According to http://www.economist.com/blogs/graphicdetail/2012/10/focus-4, average effective taxes in the USA (including social security) are 25%... but 35% in Sweden. Even if those particular numbers are off, the point is that higher taxes may further expand the gap with lower pre-tax foreign salaries.

So the Swede keeps $35k and gets state-sponsored healthcare. The American keeps $63k and probably has decent health coverage from his employer. I'm not sure about this but I suspect that the American can use a fraction of that $28,000 difference to upgrade the health insurance to Swedish levels or better.
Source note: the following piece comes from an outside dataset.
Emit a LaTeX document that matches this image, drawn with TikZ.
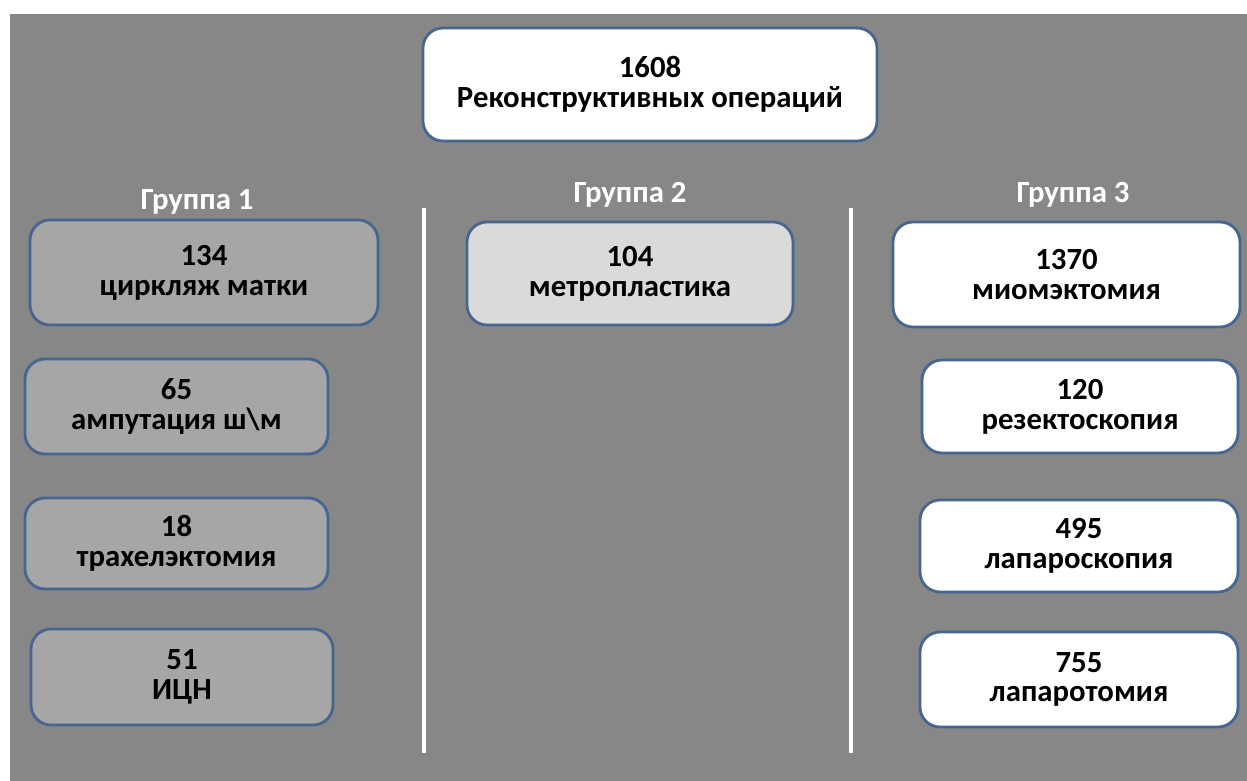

(There are also smaller but still significant expenses like housing, affected by property taxes, and consumption taxes like New York City's 8.875% relatively-high-for-the-USA sales tax vs Sweden's 25% VAT.)

3 comments

Your number for Sweden is (sadly :)) incorrect. This site (http://www.lonestatistik.se/loner.asp/yrke/Systemutvecklare-...) puts the median at 396,000 kr -> $44,800. But unless the site adjusts for salary increases, the estimate is probably on the lower side.

Salary also depends on your title. So web developers earn less than system developers who in turn earn less than system architects even though they may all do essentially the same work.

Healthcare is not just having an insurance. It's about keeping your job/pay when your sick for a longer time, maternity/paternity leave, pensions (also if you have to quit the work force early because you can't perform your job anymore), etc.
The averages don't work well when you divide. You need to look to medians for the income and then compute average tax rate forthat* income.
That's true. I didn't look into how exactly Swedish rates are computed. A 25% effective rate sounded about right to me for a single-filer US salary in that range in most states which have income taxes on top of the federal+FICA. A Nordic country having 10+% higher effective rates likewise seemed reasonable but I certainly don't know for sure.